As mentioned a few times above, a motorhome is probably going to break down or malfunction within the first years. If you’re willing to buy an older model, you could avoid the expense of replacing faulty parts.
Never go for a used model that hasn’t been used much and here’s why—lot rot. Lot rot refers to all the parts of the motorhome that get damaged when it’s not in use.
For example, the owner spends the summer camping, then they forget to empty the tanks completely. That can create an unpleasant situation.
The most common result of lot rot is rust. Rust is a pain to get rid of, and it will decrease the value—by a lot.

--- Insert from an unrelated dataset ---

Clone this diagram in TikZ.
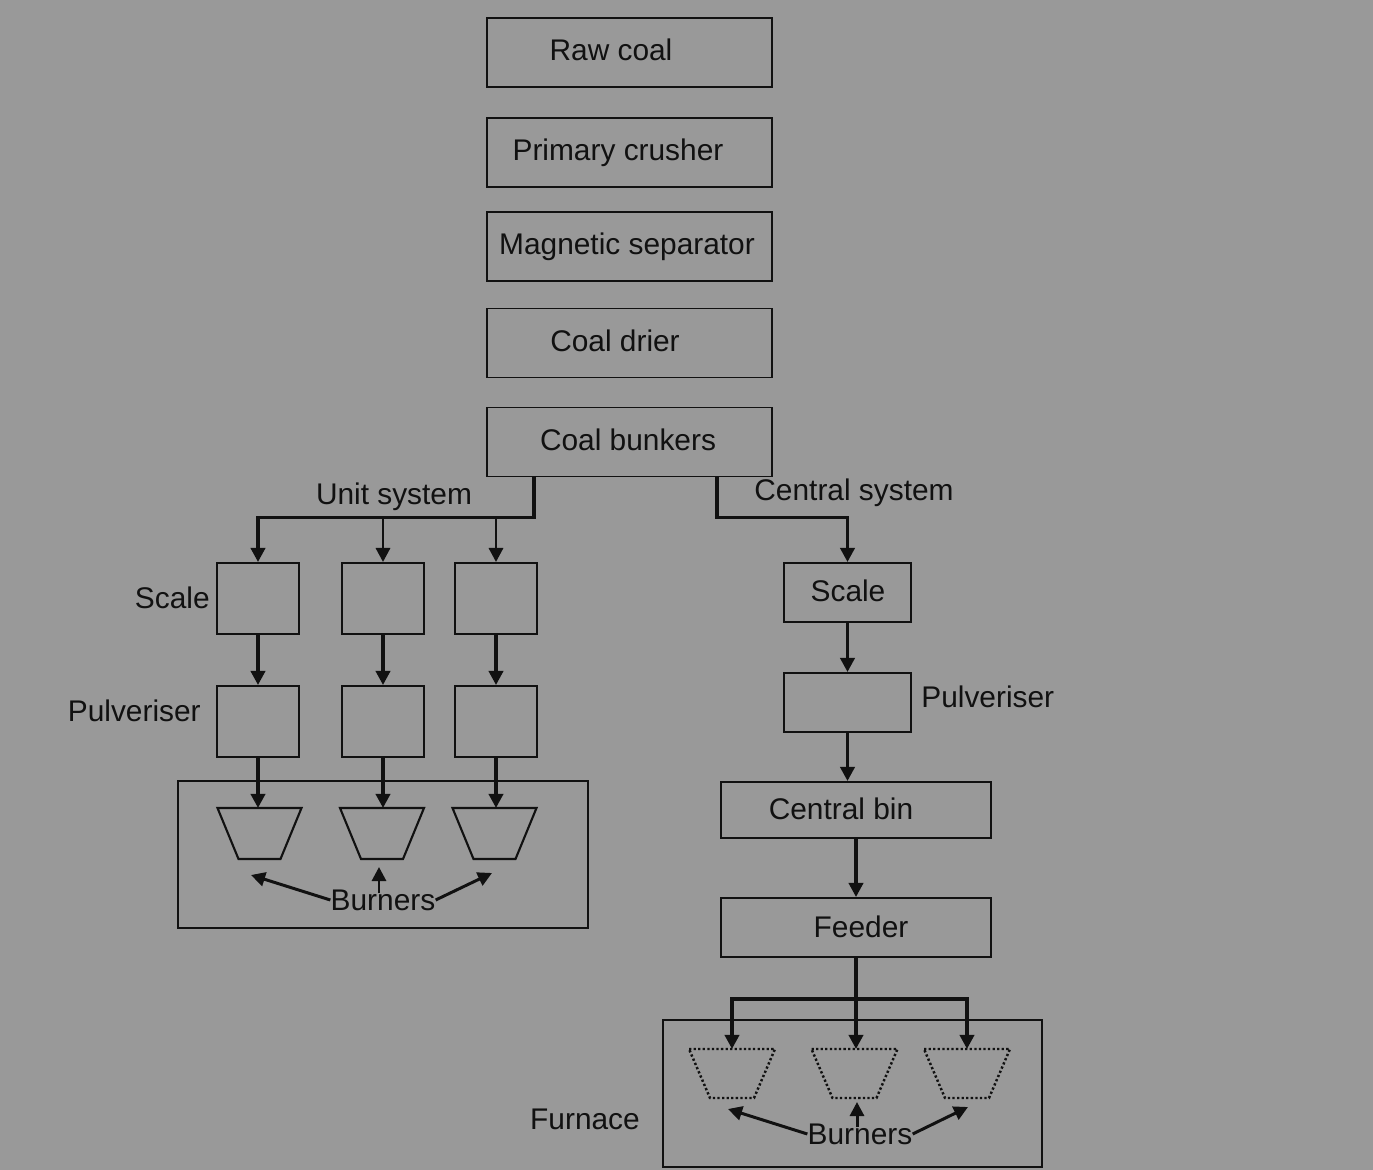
\documentclass[tikz,border=0pt]{standalone}
\usepackage{fontspec}
\setmainfont{Liberation Sans}
\usetikzlibrary{arrows.meta, positioning}
\definecolor{coalgray}{RGB}{153,153,153}
\definecolor{coalink}{RGB}{17,17,17}

\begin{document}
\begin{tikzpicture}[x=0.02cm, y=-0.02cm,
  box/.style={draw=coalink, line width=1.1pt, inner sep=0pt},
  stage/.style={box, minimum width=5.7cm, minimum height=1.38cm},
  unitbox/.style={box, minimum width=1.64cm, minimum height=1.42cm},
  txt/.style={font=\fontsize{17}{20}\selectfont, text=coalink, inner sep=0pt,
              text height=12.2pt, text depth=0pt},
  arr/.style={-{Triangle[length=8pt, width=8pt]}, coalink, line width=2.2pt},
  thinarr/.style={arr, line width=1.7pt},
  burner/.style={draw=coalink, line width=1.2pt, line join=miter},
  ghost/.style={burner, line width=1.4pt, dash pattern=on 1.3pt off 1.3pt},
]
  \fill[coalgray] (0,0) rectangle (1373,1170);

  % Preparation stages
  \node[stage] (raw)  at (629.5,52.5)  {};
  \node[stage] (crush) at (629.5,152.5) {};
  \node[stage] (magn) at (629.5,246.5) {};
  \node[stage] (drier) at (629.5,343)  {};
  \node[stage] (bunk) at (629.5,442)   {};
  \node[txt] (rawt)   at (611,50)  {Raw coal};
  \node[txt] (crusht) at (618,150) {Primary crusher};
  \node[txt] (magnt)  at (627,244) {Magnetic separator};
  \node[txt] (driert) at (615,341) {Coal drier};
  \node[txt] (bunkt)  at (628,440) {Coal bunkers};

  % Unit system
  \node[txt] (unitlab) at (394,494) {Unit system};
  \coordinate (ubus) at (260,516);
  \node[unitbox] (us1) at (258,598.5) {};
  \node[unitbox] (us2) at (383,598.5) {};
  \node[unitbox] (us3) at (496,598.5) {};
  \node[unitbox] (up1) at (258,721.5) {};
  \node[unitbox] (up2) at (383,721.5) {};
  \node[unitbox] (up3) at (496,721.5) {};
  \node[txt, anchor=east] (scalelab) at (210,598) {Scale};
  \node[txt, anchor=east] (pullab) at (201,711) {Pulveriser};

  \draw[arr] (bunk.south west) ++(48,0) -- ++(0,40) -| (us1);
  \draw[thinarr] (us2.north |- ubus) -- (us2);
  \draw[thinarr] (us3.north |- ubus) -- (us3);
  \foreach \i in {1,2,3}
    \draw[arr] (us\i) -- (up\i);

  \node[box, minimum width=8.2cm, minimum height=2.94cm] (ubox) at (383,854.5) {};
  \foreach \cx/\n in {259.5/1, 382/2, 494.5/3} {
    \draw[burner] (\cx-42,808) -- (\cx+42,808) -- (\cx+21,859) -- (\cx-21,859) -- cycle;
    \coordinate (ub\n) at (\cx,808);
  }
  \foreach \i in {1,2,3}
    \draw[arr] (up\i) -- (up\i |- ub\i);

  \node[txt] (ubt) at (383,900) {Burners};
  \coordinate (ua1) at (251,875);
  \coordinate (ua3) at (492,873);
  \draw[thinarr] (ubt.west) -- (ua1);
  \draw[thinarr] (ubt.east) -- (ua3);
  \draw[thinarr] (ubt.center) ++(-4,-7) -- ++(0,-26);

  % Central system
  \node[txt] (centlab) at (854,490) {Central system};
  \node[box, minimum width=2.54cm, minimum height=1.18cm] (cscale) at (847.5,592.5) {};
  \node[txt] (cscalet) at (848,591) {Scale};
  \node[box, minimum width=2.54cm, minimum height=1.18cm] (cpul) at (847.5,702.5) {};
  \node[txt, anchor=west] (cpullab) at (921,697) {Pulveriser};
  \node[box, minimum width=5.4cm, minimum height=1.12cm] (cbin) at (856,810) {};
  \node[txt] (cbint) at (841,809) {Central bin};
  \node[box, minimum width=5.4cm, minimum height=1.18cm] (feeder) at (856,927.5) {};
  \node[txt] (feedert) at (861,927) {Feeder};

  \draw[arr] (bunk.south west) ++(231,0) -- ++(0,40) -| (cscale);
  \draw[arr] (cscale) -- (cpul);
  \draw[arr] (cpul) -- (cpul |- cbin.north);
  \draw[arr] (cbin) -- (feeder);

  \node[box, minimum width=7.58cm, minimum height=2.94cm] (furnace) at (852.5,1093.5) {};
  \node[txt] (furnlab) at (585,1119) {Furnace};
  \coordinate (fbus) at (855,999);
  \foreach \cx/\n in {732/1, 854.5/2, 967/3} {
    \draw[ghost] (\cx-43,1049) -- (\cx+43,1049) -- (\cx+22,1098) -- (\cx-22,1098) -- cycle;
    \coordinate (cb\n) at (\cx,1049);
  }
  \draw[arr] (feeder) -- (feeder |- cb2);
  \draw[arr] (feeder |- fbus) -| (cb1);
  \draw[arr] (feeder |- fbus) -| (cb3);

  \node[txt] (cbt) at (860,1134) {Burners};
  \coordinate (ca1) at (728,1109);
  \coordinate (ca3) at (968,1107);
  \draw[thinarr] (cbt.west) -- (ca1);
  \draw[thinarr] (cbt.east) -- (ca3);
  \draw[thinarr] (cbt.center) ++(-3,-7) -- ++(0,-25);
\end{tikzpicture}
\end{document}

If the rust has infected the undercarriage, it won’t be long until it eats through pipes.
It could turn a perfect-looking vehicle into something that’s looking old and broken.
Here are some great tips on purchasing a used RV:
How Mileage Affects Depreciation
If you’re a car enthusiast, I am sure you know how important the mileage is. However, it’s an entirely different story when it comes to RVs.
You see, the RV’s engine is built to last, so it’s actually more likely to fail in other aspects. In fact, these engines should be able to last far beyond 200,000 miles.
The engines have to be tough enough to carry the heavy load of the motorhome. Therefore, the mileage only plays a minor role in the depreciation of an RV.
Driving It Home
Unfortunately, depreciation is something you just can’t avoid.
While buying a new RV might not be the smartest investment, it’s still worthwhile for so many people.
When buying an RV or camper, make sure you’re ready to negotiate.
Whether it’s new or used, you want to get the best price.
Unfortunately, we often see people paying up to $5,000 more than the vehicle’s worth. Don’t be afraid to haggle with the seller.
By now you will have a better understanding of RV depreciation.
Did you negotiate a good deal after reading this information?